Over 33,00 Aussies of every age and fitness participated in News Corp’s Health of the Nation campaign, which ran for 16 weeks across the company’s state mastheads with dedicated content from Body+Soul.
The national campaign was launched to inspire Australians to get up and get moving and was presented nationally in partnership with Woolworths. The campaign was also supported by The a2 Milk Company and sport retailer, rebel.
Over two months, the campaign saw health-seekers walk more than 1 million kilometres, complete 190,000 meditations, cook 800,000 healthy recipes, and lose a collective total of 7,200 kilograms.
84% of participants were female, Victoria was the most active state (followed by NSW), and 50 to 60-year-olds were the most active age group, while 192 people who participated were over the age of 80.
Kerrie McCallum, editorial director – premium food, health and travel told Mediaweek the campaign was gratifying and inspiring – she participated too.
“It showed that there’s an appetite for making things easy and accessible, advocating for Australians as well as for their health,” she said.
“We have that role to play as a health network and it’s something we wanted to do from the outset, and I think the success of the campaign is proof that our expectations were exceeded on every metric.”
Melbourne-based trainer Sam Wood joined forces with the campaign to create a free eight-week Health Club and McCallum said he was one of the main reasons why the campaign was successful.
“By making it accessible, we made it appealing to any age group and the beauty of Sam’s workouts is that you can do them anywhere in the privacy of your home, gym or park.
“He interacts with consumers so well and makes it so easy and not judgemental.”
Prior to the launch, a survey was commissioned for the campaign that came from more than 3,000 Australians.

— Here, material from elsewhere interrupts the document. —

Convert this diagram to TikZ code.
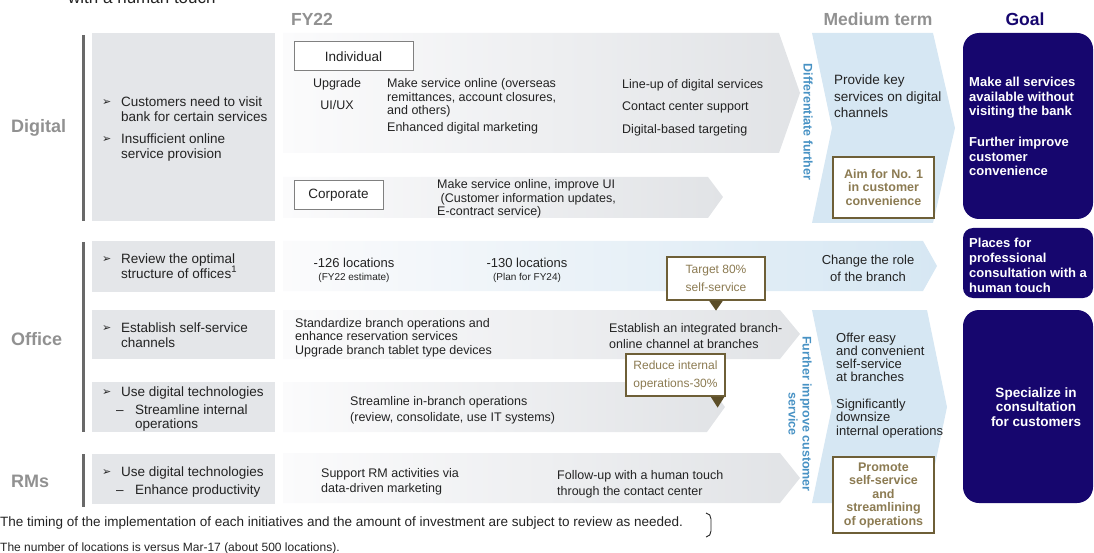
\documentclass[tikz,border=0pt]{standalone}
\usepackage{fontspec}
\setmainfont{Liberation Sans}
\newfontfamily\symfont{DejaVu Sans}

\newcommand{\fsz}[2]{\fontsize{#1}{#2}\selectfont}

\definecolor{headgray}{RGB}{145,145,145}
\definecolor{boxgray}{RGB}{228,230,233}
\definecolor{bargray}{RGB}{105,105,105}
\definecolor{arrowgray}{RGB}{225,227,230}
\definecolor{arrowwhite}{RGB}{251,251,252}
\definecolor{medblue}{RGB}{214,231,243}
\definecolor{vertblue}{RGB}{72,146,196}
\definecolor{goalnavy}{RGB}{22,6,110}
\definecolor{oliveline}{RGB}{110,95,55}
\definecolor{olivetxt}{RGB}{140,123,82}
\definecolor{olivedark}{RGB}{92,78,40}
\definecolor{txtdark}{RGB}{35,35,35}

\tikzset{
  heading/.style={anchor=base, inner sep=0, font=\bfseries\fsz{17.5}{18}, text=headgray},
  rowlabel/.style={anchor=west, inner sep=0, font=\bfseries\fsz{18}{19}, text=headgray},
  bar/.style={line width=3, bargray},
  bulletsym/.style={anchor=base west, inner sep=0, font=\symfont\fsz{11}{11}, text=txtdark},
  lefttxt/.style={anchor=base west, inner sep=0, align=left, font=\fsz{13.5}{15}, text=txtdark},
  fytxt/.style={anchor=base west, inner sep=0, align=left, font=\fsz{12.5}{13.5}, text=txtdark},
  smalltxt/.style={anchor=base, inner sep=0, font=\fsz{10}{11}, text=txtdark},
  medtxt/.style={anchor=base west, inner sep=0, align=left, font=\fsz{13}{13}, text=txtdark},
  goaltxt/.style={anchor=base west, inner sep=0, align=left, font=\bfseries\fsz{13}{14.5}, text=white},
  catbox/.style={draw=gray, line width=1, fill=white, inner sep=0, minimum height=29, font=\fsz{13.5}{14}, text=txtdark},
  olivebox/.style={draw=oliveline, line width=2, fill=white, inner sep=0, minimum width=101, align=center, font=\bfseries\fsz{12.5}{13.5}, text=olivetxt},
  callout/.style={draw=oliveline, line width=1.2, fill=white, inner sep=0, align=center, font=\fsz{12}{18}, text=olivetxt},
  verttxt/.style={inner sep=0, rotate=-90, align=center, font=\bfseries\fsz{12.5}{14}, text=vertblue},
  goalbox/.style={fill=goalnavy, rounded corners=16}
}

\begin{document}
\begin{tikzpicture}[x=1pt,y=-1pt]
\useasboundingbox (0,0) rectangle (1094,553);

%TITLE LINE (cut off at the top)
\node[anchor=base west, inner sep=0, font=\fsz{17}{18}, text=txtdark] (toptxt) at (68,4) {with a human touch};

%HEADINGS
\node[heading] (hfy) at (312,26) {FY22};
\node[heading] (hmed) at (878,26) {Medium term};
\node[heading, text=goalnavy] (hgoal) at (1025,26) {Goal};

%ROW LABELS AND BARS
\node[rowlabel] (ldig) at (11,128) {Digital};
\node[rowlabel] (loff) at (11,339) {Office};
\node[rowlabel] (lrms) at (11,481) {RMs};
\draw[bar] (83,35) -- (83,221);
\draw[bar] (83,242) -- (83,432);
\draw[bar] (83,454) -- (83,507);

%LEFT BOXES
\fill[boxgray] (92,33) rectangle (275,221);
\fill[boxgray] (92,241) rectangle (275,292);
\fill[boxgray] (92,310) rectangle (275,359);
\fill[boxgray] (92,382) rectangle (275,432);
\fill[boxgray] (92,454) rectangle (275,504);

%MEDIUM TERM CHEVRONS
\fill[medblue] (812,33) -- (933,33) -- (955,128) -- (933,223) -- (812,223) -- (832,128) -- cycle;
\fill[medblue] (812,310) -- (927,310) -- (947,407) -- (927,503) -- (812,503) -- (832,407) -- cycle;

%FY22 ARROWS
\shade[left color=arrowwhite, right color=arrowgray] (283,33) -- (779,33) -- (800,93) -- (779,153) -- (283,153) -- cycle;
\shade[left color=arrowwhite, right color=arrowgray] (283,177) -- (708,177) -- (723,197) -- (708,218) -- (283,218) -- cycle;
\shade[left color=arrowwhite, right color=medblue] (283,241) -- (923,241) -- (937,266) -- (923,291) -- (283,291) -- cycle;
\shade[left color=arrowwhite, right color=arrowgray] (283,310) -- (780,310) -- (800,334) -- (780,359) -- (283,359) -- cycle;
\shade[left color=arrowwhite, right color=arrowgray] (283,382) -- (707,382) -- (725,407) -- (707,432) -- (283,432) -- cycle;
\shade[left color=arrowwhite, right color=arrowgray] (283,453) -- (780,453) -- (800,478) -- (780,503) -- (283,503) -- cycle;

%GOAL BOXES
\fill[goalbox] (963,33) rectangle (1093,219);
\fill[goalbox, rounded corners=10] (963,228) rectangle (1093,298);
\fill[goalbox] (963,310) rectangle (1093,503);

%ROW DIGITAL (base = last line)
\node[bulletsym] (bdig1) at (102,106) {➢};
\node[lefttxt] (tdig1) at (121,122) {Customers need to visit\\bank for certain services};
\node[bulletsym] (bdig2) at (102,143) {➢};
\node[lefttxt] (tdig2) at (121,159) {Insufficient online\\service provision};

\node[catbox, minimum width=119] (indiv) at (353.5,56.5) {Individual};
\node[fytxt, anchor=base] (upg) at (337,88) {Upgrade};
\node[fytxt, anchor=base] (uiux) at (337,110) {UI/UX};
\node[fytxt] (online) at (387,115) {Make service online (overseas\\remittances, account closures,\\and others)};
\node[fytxt] (mkt) at (387,132) {Enhanced digital marketing};
\node[fytxt] (lineup) at (622,89) {Line-up of digital services};
\node[fytxt] (contact) at (622,111) {Contact center support};
\node[fytxt] (target) at (622,134) {Digital-based targeting};

\node[catbox, minimum width=89] (corp) at (338.5,195.5) {Corporate};
\node[fytxt] (corptxt) at (437,216) {Make service online, improve UI\\\ (Customer information updates,\\E-contract service)};

\node[medtxt, font=\fsz{13.5}{16.5}] (provide) at (834,118) {Provide key\\services on digital\\channels};
\node[olivebox, minimum height=61] (aim) at (883.5,187.5) {Aim for No. 1\\in customer\\convenience};
\node[verttxt] (vdiff) at (808,122) {Differentiate further};

\node[goaltxt] (gmake) at (969,116) {Make all services\\available without\\visiting the bank};
\node[goaltxt] (gfurther) at (969,176) {Further improve\\customer\\convenience};

%ROW OFFICE 1
\node[bulletsym] (boff1) at (102,262) {➢};
\node[lefttxt] (toff1) at (121,278) {Review the optimal\\structure of offices\textsuperscript{1}};
\node[fytxt, anchor=base, font=\fsz{13}{14}] (loc126) at (354,267) {-126 locations};
\node[smalltxt] (est22) at (354,280) {(FY22 estimate)};
\node[fytxt, anchor=base, font=\fsz{13}{14}] (loc130) at (527,267) {-130 locations};
\node[smalltxt] (plan24) at (527,280) {(Plan for FY24)};
\node[medtxt, anchor=base, align=center, font=\fsz{13}{17}] (role) at (868,281) {Change the role\\of the branch};
\node[goaltxt, font=\bfseries\fsz{13}{15}] (gplaces) at (969,292) {Places for\\professional\\consultation with a\\human touch};

%ROW OFFICE 2
\node[bulletsym] (boff2) at (102,331) {➢};
\node[lefttxt] (toff2) at (121,347) {Establish self-service\\channels};
\node[fytxt] (stand) at (295,354) {Standardize branch operations and\\enhance reservation services\\Upgrade branch tablet type devices};
\node[fytxt, font=\fsz{12.5}{16}] (integ) at (609,348) {Establish an integrated branch-\\online channel at branches};

%ROW OFFICE 3
\node[bulletsym] (boff3) at (102,395) {➢};
\node[lefttxt] (toff3) at (121,396) {Use digital technologies};
\node[lefttxt] (doff3) at (116,414) {--};
\node[lefttxt, font=\fsz{13.5}{14}] (soff3) at (135,428) {Streamline internal\\operations};
\node[fytxt, font=\fsz{12.5}{16}] (stream) at (350,421) {Streamline in-branch operations\\(review, consolidate, use IT systems)};

\node[medtxt] (offer) at (836,381) {Offer easy\\and convenient\\self-service\\at branches};
\node[medtxt, font=\fsz{13}{13.5}] (downs) at (836,435) {Significantly\\downsize\\internal operations};
\node[verttxt] (vserv) at (800,414) {Further improve customer\\service};
\node[goaltxt, anchor=center, align=center, font=\bfseries\fsz{13.5}{14.5}] (gspec) at (1036,407) {Specialize in\\consultation\\for customers};

%CALLOUTS
\node[callout, minimum width=98, minimum height=43] (tgt) at (716,278.5) {Target 80\%\\self-service};
\fill[olivedark] (tgt.south) ++(-7,0) -- ++(14,0) -- ++(-7,10) -- cycle;
\node[callout, minimum width=99, minimum height=42] (red) at (675.5,375) {Reduce internal\\operations-30\%};
\fill[olivedark] (red.south east) ++(-15,0) -- ++(14,0) -- ++(-7,11) -- cycle;

%ROW RMS
\node[bulletsym] (brms) at (102,475) {➢};
\node[lefttxt] (trms) at (121,476) {Use digital technologies};
\node[lefttxt] (drms) at (116,494) {--};
\node[lefttxt] (srms) at (135,494) {Enhance productivity};
\node[fytxt, font=\fsz{12.5}{15}] (support) at (321,492) {Support RM activities via\\data-driven marketing};
\node[fytxt, font=\fsz{12.5}{16}] (follow) at (557,495) {Follow-up with a human touch\\through the contact center};
\node[olivebox, minimum height=76] (promote) at (883.5,495) {Promote\\self-service\\and\\streamlining\\of operations};

%FOOTNOTES
\node[anchor=base west, inner sep=0, font=\fsz{13.5}{14}, text=txtdark] (fn1) at (0,526) {The timing of the implementation of each initiatives and the amount of investment are subject to review as needed.};
\draw[line width=0.9, txtdark] (706,513) to[out=0,in=90] (711,519) -- (711,531) to[out=-90,in=0] (706,537);
\node[anchor=base west, inner sep=0, font=\fsz{12}{12}, text=txtdark] (fn2) at (0,551) {The number of locations is versus Mar-17 (about 500 locations).};

\end{tikzpicture}
\end{document}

It showed 80% of Australians conceded they need to be more active, 6 out of 10 Australians believe they are overweight, and 40% are ‘junk food junkies’.
The study also found only 50% of parents play outside with their children for 1-3 hours each week.
The campaign ran on healthofthenation.com.au and across The Sunday Telegraph (NSW), Sunday Herald Sun (VIC), The Sunday Mail (QLD), and Sunday Mail (SA).